こういう流れがあるものでして、来年度の4月から特別支援教室(情緒学級、通級教室)に通う子どもたちの人数はこの時期には確定されます。名称は都道府県によって様々ですので、ここでは発達障がいのお子さんが通う情緒学級の事を特別支援教室という名称で表記させて頂きます。複数の学校から人数の報告を受けたのですが、そちらを少し皆さんに見て頂こうと思います。守秘義務がありますので記載している人数は色々いじっています。架空の設定だと考えて下さい。
A校
全校生徒数500人
来年度の特別支援教室に通う人数は49人
B校
全校生徒数550人
来年度の特別支援教室に通う人数18人
よく地域性や学校の環境など言われることがありますが、A校もB校も同じぐらいで差がないと考えて下さい。人数やその他の条件がほぼ変わらない訳ですが、見て頂いてわかるように特別支援教室に通う子の人数は大きく違います。この人数を見てどう捉えるかということなんです。ただただ多い少ないではなくそれについて要因を含め考えていく必要が重要です。
私の経験上考えられる要因として一番大きいのは、
校内で特別支援に繋いでいく形が出来ているか出来ていないかが大きい
と思います。特別支援教育は学校ごとの対応や力を入れてる先生の対応など個々の力で動いている部分があります。変な話特別支援教育に力を入れてる校長先生やコーディネーターの先生が異動したら翌年から力を入れなくなり人数が大きく減ることもある訳なんです。そんな安定しないもので先生方も保護者の方々もそして子どもたちも振り回されたくないですよね。先程のA校B校の数値の話しに戻りますが、一番の問題は
この数値を見てどちらが正解で成果があったかと判断出来る人は1人も居ないということなのです
本来はA校とB校の状況を縦断研究して数年間に渡って成果を見る必要があります。そして、保護者の方々や子どもたちや担任の先生方から聞き取りをするべきなんです。そこから今後の課題や修正をしていくべきなのです。これだけ注目すべき数値があっても現実は
多いか少ないかでしか話しが語られません
例えば、詳しく調査をして特別支援教室に通う人数が少ないB校の方が子どもたちにとって良かったとした場合
何が要因で子どもたちに良い影響を与えたか
考えることが出来る訳なんです。
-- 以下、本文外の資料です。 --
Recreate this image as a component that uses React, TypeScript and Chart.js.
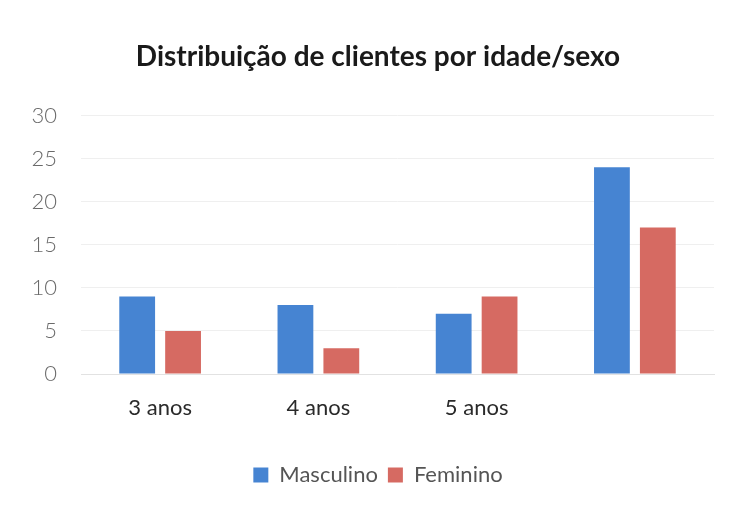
import React, { useEffect, useRef } from "react";
import { Chart, registerables } from "chart.js";

Chart.register(...registerables);

const categories = ["3 anos", "4 anos", "5 anos", ""];
const masculino = [9, 8, 7, 24];
const feminino = [5, 3, 9, 17];
const yTicks = [0, 5, 10, 15, 20, 25, 30];

const FONT = "Lato, 'Open Sans', sans-serif";

export default function App() {
  const ref = useRef<HTMLCanvasElement | null>(null);

  useEffect(() => {
    document.body.style.margin = "0";
    const canvas = ref.current;
    if (!canvas) return;
    const chart = new Chart(canvas, {
      type: "bar",
      data: {
        labels: categories,
        datasets: [
          {
            label: "Masculino",
            data: masculino,
            backgroundColor: "#4684d2",
            categoryPercentage: 0.58,
            barPercentage: 0.78,
          },
          {
            label: "Feminino",
            data: feminino,
            backgroundColor: "#d66a62",
            categoryPercentage: 0.58,
            barPercentage: 0.78,
          },
        ],
      },
      options: {
        responsive: false,
        animation: false,
        layout: { padding: { left: 42, right: 15, top: 0, bottom: 11 } },
        plugins: {
          title: {
            display: true,
            text: "Distribuição de clientes por idade/sexo",
            color: "#1a1a1a",
            font: { family: FONT, size: 28, weight: "bold" },
            padding: { top: 40, bottom: 42 },
          },
          legend: {
            position: "bottom",
            labels: {
              color: "#555555",
              font: { family: FONT, size: 22 },
              boxWidth: 15,
              boxHeight: 15,
              padding: 10,
            },
          },
          tooltip: { enabled: false },
        },
        scales: {
          x: {
            grid: { display: false, drawTicks: false },
            border: { display: true, color: "#e2e2e2" },
            ticks: {
              color: "#2a2a2a",
              font: { family: FONT, size: 22 },
              padding: 21,
            },
            afterFit: (s: any) => {
              s.height = 80;
            },
          },
          y: {
            min: 0,
            max: 30,
            afterBuildTicks: (s: any) => {
              s.ticks = yTicks.map((v) => ({ value: v }));
            },
            grid: { color: "#efefef", drawTicks: false },
            border: { display: false },
            ticks: {
              color: "#6a6a6a",
              font: { family: FONT, size: 22, weight: "300" },
              padding: 24,
            },
            afterFit: (s: any) => {
              s.width = 39;
              s._computeLabelArea = () => undefined;
            },
          },
        },
      },
    });
    return () => chart.destroy();
  }, []);

  return <canvas ref={ref} width={729} height={507} style={{ display: "block" }} />;
}
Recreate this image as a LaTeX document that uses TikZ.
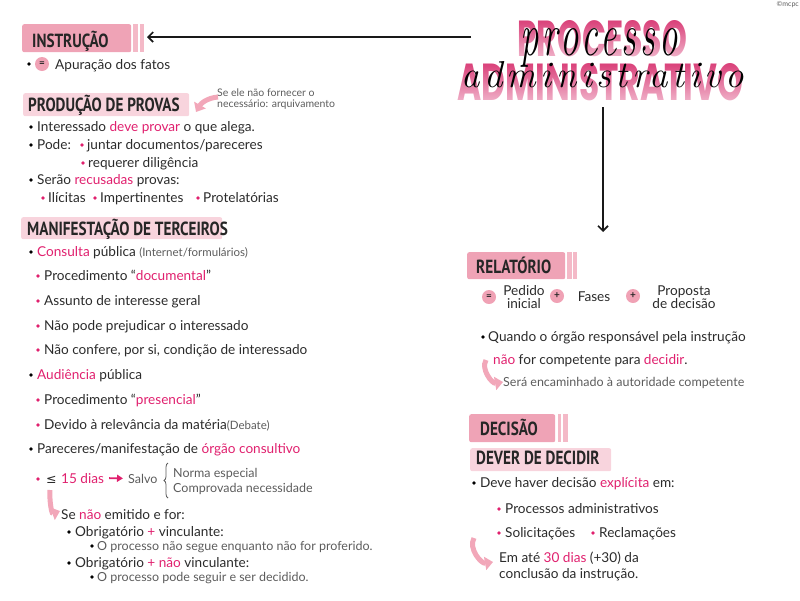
\documentclass[tikz,border=0pt]{standalone}
\usepackage{fontspec}
\usepackage{graphicx}
\setmainfont{Lato}
\newfontfamily\hfont{PT Sans}
\newfontfamily\tfont{Poppins}
\newfontfamily\lmfont{Latin Modern Roman}[LetterSpace=12]
\newfontfamily\symfont{DejaVu Sans}
\usetikzlibrary{arrows.meta,fadings,decorations.pathreplacing}
\definecolor{pk}{HTML}{E0206E}
\definecolor{hdrc}{HTML}{EFA3B6}
\definecolor{barc}{HTML}{F4B9C7}
\definecolor{ltc}{HTML}{F8D4DD}
\definecolor{arwc}{HTML}{F2A7B9}
\definecolor{circc}{HTML}{F0A2B5}
\definecolor{grayc}{HTML}{5C5C5C}
\definecolor{bodyc}{HTML}{2B2B2B}
\definecolor{headc}{HTML}{262626}
\definecolor{titlec}{HTML}{D93A75}
\tikzfading[name=titlefade, top color=transparent!100, bottom color=transparent!40]
\newcommand\bb[2]{\fill[black] (#1,#2) circle (1.8);}
\newcommand\pb[2]{\fill[pk] (#1,#2) circle (1.8);}
\newcommand\pkt[1]{{\color{pk}#1}}
\begin{document}
\begin{tikzpicture}[x=1pt,y=-1pt,
  tx/.style={anchor=base west, inner sep=0pt, font=\fontsize{13.6}{16}\selectfont, text=bodyc},
  txc/.style={tx, anchor=base},
  gtx/.style={tx, font=\fontsize{12.5}{15}\selectfont, text=grayc},
  note/.style={tx, font=\fontsize{10.5}{12}\selectfont, text=grayc},
  hd/.style={anchor=base west, inner sep=0pt, font=\hfont\bfseries\fontsize{19}{19}\selectfont, text=headc},
  hbox/.style={fill=hdrc, rounded corners=2pt, anchor=north west, inner sep=0pt},
  lbox/.style={fill=ltc, rounded corners=2pt, anchor=north west, inner sep=0pt},
  circ/.style={circle, fill=circc, minimum size=14pt, inner sep=0pt, font=\bfseries\fontsize{10}{10}\selectfont, text=headc},
  blk/.style={draw=black!90, line width=1.7pt, -{Straight Barb[length=5pt,width=10pt,line width=1.7pt]}},
  fat/.style={draw=arwc, line width=5pt, -{Triangle[length=8pt,width=13pt]}},
]
\useasboundingbox (0,0) rectangle (800,600);

% ---------- title ----------
\node[anchor=north west, inner sep=0pt] (tP) at (517,20) {\resizebox{170pt}{36pt}{\color{titlec}\tfont\bfseries PROCESSO}};
\node[anchor=north west, inner sep=0pt] (tA) at (457,63) {\resizebox{286pt}{37pt}{\color{titlec}\tfont\bfseries ADMINISTRATIVO}};
\fill[white, path fading=titlefade] (514,18) rectangle (690,57);
\fill[white, path fading=titlefade] (454,61) rectangle (746,101);
\node[anchor=north west, inner sep=0pt] (cP) at (520,28) {\resizebox{158pt}{27pt}{\lmfont\itshape\fontsize{40}{40}\selectfont processo}};
\node[anchor=north west, inner sep=0pt] (cA) at (461,61) {\resizebox{283pt}{26pt}{\lmfont\itshape\fontsize{40}{40}\selectfont administrativo}};
\node[anchor=north east, inner sep=1pt, font=\fontsize{7}{8}\selectfont, text=grayc] (copy) at (800,0) {©mcpc};

% main arrows
\coordinate (hs) at (471,37);
\coordinate (he) at (147,37);
\draw[blk] (hs) -- (he);
\coordinate (vs) at (603,107);
\coordinate (ve) at (603,232);
\draw[blk] (vs) -- (ve);

% ---------- INSTRUCAO ----------
\node[hbox, minimum width=109pt, minimum height=28pt] (bInstr) at (22,24) {};
\fill[barc] (133,24) rectangle (138,52);
\fill[barc] (140,24) rectangle (144,52);
\node[hd] (hInstr) at (32,47) {\scalebox{0.8}[1]{INSTRUÇÃO}};
\bb{29}{64}
\node[circ] (eq1) at (42,64) {=};
\node[tx] (apur) at (55,69) {Apuração dos fatos};

% ---------- PRODUCAO DE PROVAS ----------
\node[lbox, minimum width=166pt, minimum height=23pt] (bProd) at (23,93) {};
\node[hd] (hProd) at (28,111) {\scalebox{0.8}[1]{PRODUÇÃO DE PROVAS}};
\node[note] (n1a) at (217,96) {Se ele não fornecer o};
\node[note] (n1b) at (217,107) {necessário: arquivamento};
\coordinate (a1s) at (218,97);
\coordinate (a1e) at (196,112);
\draw[fat] (a1s) to[out=185,in=60] (a1e);

\bb{31}{127}
\node[tx] (p1) at (37,131) {Interessado \pkt{deve provar} o que alega.};
\bb{31}{145}
\node[tx] (p2) at (37,149) {Pode:};
\pb{82}{145}
\node[tx] (p2b) at (87,149) {juntar documentos/pareceres};
\pb{83}{163}
\node[tx] (p3) at (88,167) {requerer diligência};
\bb{31}{180}
\node[tx] (p4) at (37,184) {Serão \pkt{recusadas} provas:};
\pb{43}{198}
\node[tx] (p5a) at (48,202) {Ilícitas};
\pb{95}{198}
\node[tx] (p5b) at (100,202) {Impertinentes};
\pb{198}{198}
\node[tx] (p5c) at (203,202) {Protelatórias};

% ---------- MANIFESTACAO DE TERCEIROS ----------
\node[lbox, minimum width=201pt, minimum height=22pt] (bMan) at (21,217) {};
\node[hd] (hMan) at (27,235) {\scalebox{0.8}[1]{MANIFESTAÇÃO DE TERCEIROS}};
\bb{31}{252}
\node[tx] (m1) at (37,256) {\pkt{Consulta} pública {\color{grayc}\fontsize{11.5}{13}\selectfont(Internet/formulários)}};
\pb{38}{276}
\node[tx] (m2) at (44,280) {Procedimento “\pkt{documental}”};
\pb{38}{301}
\node[tx] (m3) at (44,305) {Assunto de interesse geral};
\pb{38}{326}
\node[tx] (m4) at (44,330) {Não pode prejudicar o interessado};
\pb{38}{350}
\node[tx] (m5) at (44,354) {Não confere, por si, condição de interessado};
\bb{31}{375}
\node[tx] (m6) at (37,379) {\pkt{Audiência} pública};
\pb{38}{400}
\node[tx] (m7) at (44,404) {Procedimento “\pkt{presencial}”};
\pb{38}{425}
\node[tx] (m8) at (44,429) {Devido à relevância da matéria{\color{grayc}\fontsize{11.5}{13}\selectfont(Debate)}};
\bb{31}{449}
\node[tx] (m9) at (37,453) {Pareceres/manifestação de \pkt{órgão consultivo}};
\pb{38}{479}
\node[tx] (le) at (46,483) {\symfont\fontsize{12.5}{14}\selectfont ≤};
\node[tx, text=pk] (d15) at (61,483) {15 dias};
\node[gtx] (salvo) at (128,483) {Salvo};
\draw[pk, line width=1.8pt, -{Triangle[length=6pt,width=7pt]}, shorten <=5pt, shorten >=5pt] (d15.east) -- (salvo.west);
\draw[grayc, line width=0.8pt, decorate, decoration={brace, amplitude=4pt}] (168,498) -- (168,463);
\node[gtx] (norma) at (173,477) {Norma especial};
\node[gtx] (compr) at (173,492) {Comprovada necessidade};
\coordinate (a2s) at (50,490);
\coordinate (a2e) at (60,511);
\draw[fat] (a2s) to[out=-95,in=200] (a2e);
\node[tx] (se) at (61,519) {Se \pkt{não} emitido e for:};
\bb{69}{532}
\node[tx] (ob1) at (75,536) {Obrigatório \pkt{+} vinculante:};
\bb{92}{546}
\node[gtx] (ob1b) at (97,550) {O processo não segue enquanto não for proferido.};
\bb{69}{563}
\node[tx] (ob2) at (75,567) {Obrigatório \pkt{+ não} vinculante:};
\bb{92}{577}
\node[gtx] (ob2b) at (97,581) {O processo pode seguir e ser decidido.};

% ---------- RELATORIO ----------
\node[hbox, minimum width=98pt, minimum height=27pt] (bRel) at (467,252) {};
\fill[barc] (567,252) rectangle (572,279);
\fill[barc] (573,252) rectangle (577,279);
\node[hd] (hRel) at (476,273) {\scalebox{0.8}[1]{RELATÓRIO}};
\node[circ] (c1) at (489,297) {=};
\node[circ] (c2) at (557,296) {+};
\node[circ] (c3) at (633,296) {+};
\node[txc] (ped1) at (524,295) {Pedido};
\node[txc] (ped2) at (524,308) {inicial};
\node[txc] (fas) at (594,301) {Fases};
\node[txc] (pro1) at (684,295) {Proposta};
\node[txc] (pro2) at (684,308) {de decisão};
\bb{483}{337}
\node[tx] (q1) at (488,341) {Quando o órgão responsável pela instrução};
\node[tx] (q2) at (493,364) {\pkt{não} for competente para \pkt{decidir}.};
\coordinate (a3s) at (486,360);
\coordinate (a3e) at (503,382);
\draw[fat] (a3s) to[out=-120,in=190] (a3e);
\node[gtx] (q3) at (503,386) {Será encaminhado à autoridade competente};

% ---------- DECISAO ----------
\node[hbox, minimum width=86pt, minimum height=28pt] (bDec) at (469,414) {};
\fill[barc] (558,414) rectangle (561,442);
\fill[barc] (563,414) rectangle (568,442);
\node[hd] (hDec) at (480,435) {\scalebox{0.8}[1]{DECISÃO}};
\node[lbox, minimum width=141pt, minimum height=23pt] (bDev) at (470,448) {};
\node[hd] (hDev) at (476,464) {\scalebox{0.8}[1]{DEVER DE DECIDIR}};
\bb{474}{483}
\node[tx] (d1) at (480,487) {Deve haver decisão \pkt{explícita} em:};
\pb{499}{509}
\node[tx] (d2) at (505,513) {Processos administrativos};
\pb{499}{533}
\node[tx] (d3) at (505,537) {Solicitações};
\pb{593}{533}
\node[tx] (d4) at (599,537) {Reclamações};
\coordinate (a4s) at (474,538);
\coordinate (a4e) at (493,562);
\draw[fat] (a4s) to[out=-120,in=190] (a4e);
\node[tx] (d5) at (499,562) {Em até \pkt{30 dias} (+30) da};
\node[tx] (d6) at (499,578) {conclusão da instrução.};
\end{tikzpicture}
\end{document}
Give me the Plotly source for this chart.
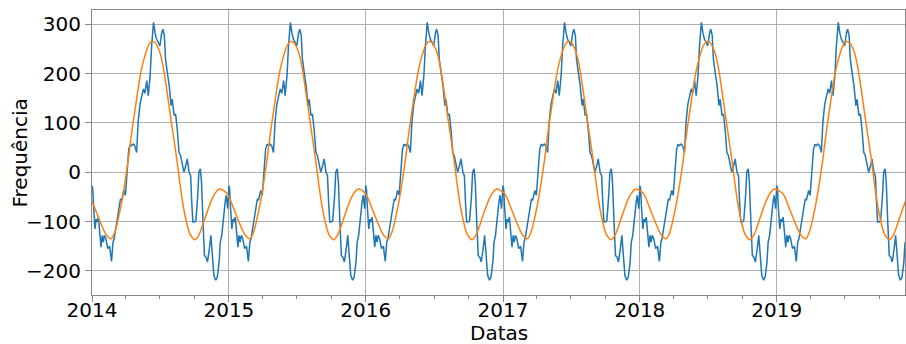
import datetime as dt
import plotly.graph_objects as go

blue_days = [0, 2, 4, 8, 11, 14, 17, 21, 24, 27, 30, 33, 37, 42, 47, 52, 56, 59, 65, 70,
             76, 79, 85, 89, 92, 95, 98, 102, 105, 110, 114, 119, 123, 128, 132, 137, 141,
             146, 150, 155, 159, 164, 168, 172, 177, 181, 186, 189, 193, 196, 202, 206, 211,
             214, 219, 223, 228, 232, 236, 241, 245, 250, 254, 259, 263, 266, 269, 273, 277,
             282, 285, 289, 292, 296, 300, 304, 308, 313, 317, 321, 325, 330, 334, 339, 342,
             346, 350, 355, 358, 362]
blue_vals = [-27, -35, -67, -115, -95, -101, -91, -128, -152, -128, -142, -128, -135, -155,
             -150, -181, -142, -135, -108, -88, -54, -57, -37, -47, -7, 20, 47, 57, 54, 57,
             54, 40, 101, 138, 152, 169, 160, 186, 155, 196, 256, 304, 283, 270, 263, 256,
             283, 290, 277, 230, 196, 175, 135, 148, 115, 118, 81, 40, 34, 13, 0, 13, 27, 0,
             -7, -61, -101, -101, -98, -47, 0, 7, -20, -101, -169, -172, -182, -155, -128,
             -169, -209, -219, -213, -182, -142, -128, -94, -61, -47, -74]

# Fitted seasonal curve profile (day of year, value)
orange_days = [0, 17, 35, 48, 60, 70, 79, 88, 97, 106, 115, 124, 132, 141, 150, 159, 168,
               177, 190, 199, 208, 217, 226, 235, 243, 252, 261, 270, 279, 283, 292, 301,
               310, 319, 328, 337, 346, 352, 359]
orange_vals = [-44, -74, -108, -128, -135, -121, -94, -61, -20, 27, 81, 128, 169, 209, 236,
               256, 265, 263, 243, 213, 169, 121, 74, 27, -20, -67, -101, -125, -135, -137,
               -130, -114, -94, -74, -56, -43, -35, -34, -37]

years = [2014, 2015, 2016, 2017, 2018, 2019]
orange_shift = [-9, -4, 0, 5, 10, 17]  # days the fitted curve lags per year

start = dt.date(2014, 1, 1)
end = dt.date(2019, 12, 9)

bx, by = [], []
for y in years:
    for d, v in zip(blue_days, blue_vals):
        day = dt.date(y, 1, 1) + dt.timedelta(days=d)
        if day <= end:
            bx.append(day)
            by.append(v)

ox, oy = [], []
for y, s in zip(years, orange_shift):
    for d, v in zip(orange_days, orange_vals):
        day = dt.date(y, 1, 1) + dt.timedelta(days=d + s)
        ox.append(day)
        oy.append(v)

fig = go.Figure()
fig.add_trace(go.Scatter(x=bx, y=by, mode="lines", line=dict(color="#1f77b4", width=1.5),
                         showlegend=False))
fig.add_trace(go.Scatter(x=ox, y=oy, mode="lines", line=dict(color="#ff7f0e", width=1.5, shape="spline", smoothing=1.0),
                         showlegend=False))

font = dict(family="DejaVu Sans", size=20, color="#000000")
fig.update_layout(
    width=906, height=344,
    margin=dict(l=92, r=1, t=10, b=49),
    paper_bgcolor="white", plot_bgcolor="white",
    font=font,
    xaxis=dict(
        type="date", range=[start, end],
        dtick="M12", tick0="2014-01-01", tickformat="%Y",
        showgrid=True, gridcolor="#b0b0b0", gridwidth=0.8,
        ticks="outside", ticklen=6, tickcolor="#888888",
        showline=True, linecolor="#888888", linewidth=1, mirror=True,
        minor=dict(dtick="M3", ticks="outside", ticklen=3, tickcolor="#888888", showgrid=False),
        tickfont=font, ticklabelstandoff=-9,
    ),
    yaxis=dict(
        range=[-249, 329], dtick=100, tick0=0,
        showgrid=True, gridcolor="#b0b0b0", gridwidth=0.8, zeroline=False,
        ticks="outside", ticklen=6, tickcolor="#888888",
        showline=True, linecolor="#888888", linewidth=1, mirror=True,
        tickfont=font,
    ),
    annotations=[
        dict(text="Datas", xref="paper", yref="paper", x=0.5, y=-0.133,
             xanchor="center", yanchor="middle", showarrow=False, font=font, borderpad=0),
        dict(text="Frequência", xref="paper", yref="paper", x=-0.0886, y=0.5,
             xanchor="center", yanchor="middle", textangle=-90, showarrow=False,
             font=font, borderpad=0),
    ],
)

fig.write_html("out.html")
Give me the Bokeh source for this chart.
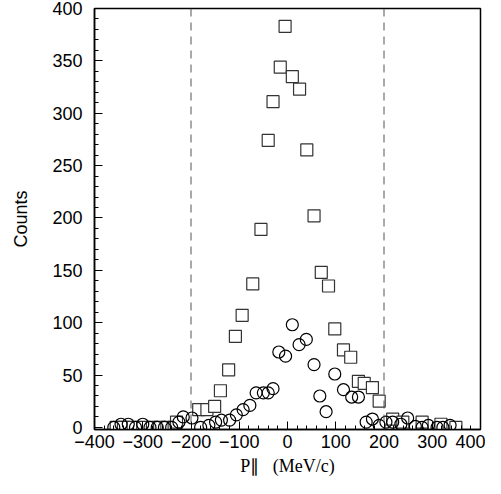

そうなって来ると、もしかしたら校内研修で他校とは違う事をやっていたり学校全体で他校とは違う取り組みをやっている可能性もある訳なんです。もし、そこまで辿り着くことが出来ればそれを全体に共有して活かしていくことが出来ます。個々の先生の力が大きかった場合はその先生の取り組みを全体で共有していくことも出来ます。逆にA校の方が成果がありB校の成果が低いとなった場合は特別支援教室自体の成果が問われるのかもしくはA校の特別支援教室の方が優れている可能性もあります。検討すべき角度の視点は沢山あります。しかし、残念ながらそこについての調査や議論がなされていないのが現状です。このような状況になっている一番大きな問題点をざっくりと言いますと
上から(文科省や教育委員会)の定められた基準があるようでないから現場での判断になっている
っということです。だから差が生まれている訳です。保護者の方々や子どもたちからすれば公立校でそのような差が生まれることは好ましくないです。極端な話しで言いますと、こちらの学校に通っていたら検査を受けるよう言われてこちらの学校に通っていたら検査の話しなど言われない可能性がある訳です。色々な所がグラグラとしている訳なんです。グラグラしている理由は明確な基準がないからです。現場判断に委ねてしまっている現状がグラグラに繋がっています。
初めに戻りますが、このA校とB校の数値には色々な思いが詰まっていると思うんです。特別支援教室に通わせるかどうか悩まれた保護者の方々も沢山いらっしゃると思います。不安を抱えた子どもたちも沢山居ます。担任としてその子のためにどうすれば良いか苦悩なされた先生方もいらっしゃります。逆に通うことによって良い方向に進んだケースもあるかと思います。そういうみんなの思いや気持ちが詰まった数字なんです。それを軽く扱わないで欲しいと私は思っています。みんなの思いを未来に繋げる。文科省や教育委員会はそのような場所であって欲しいです。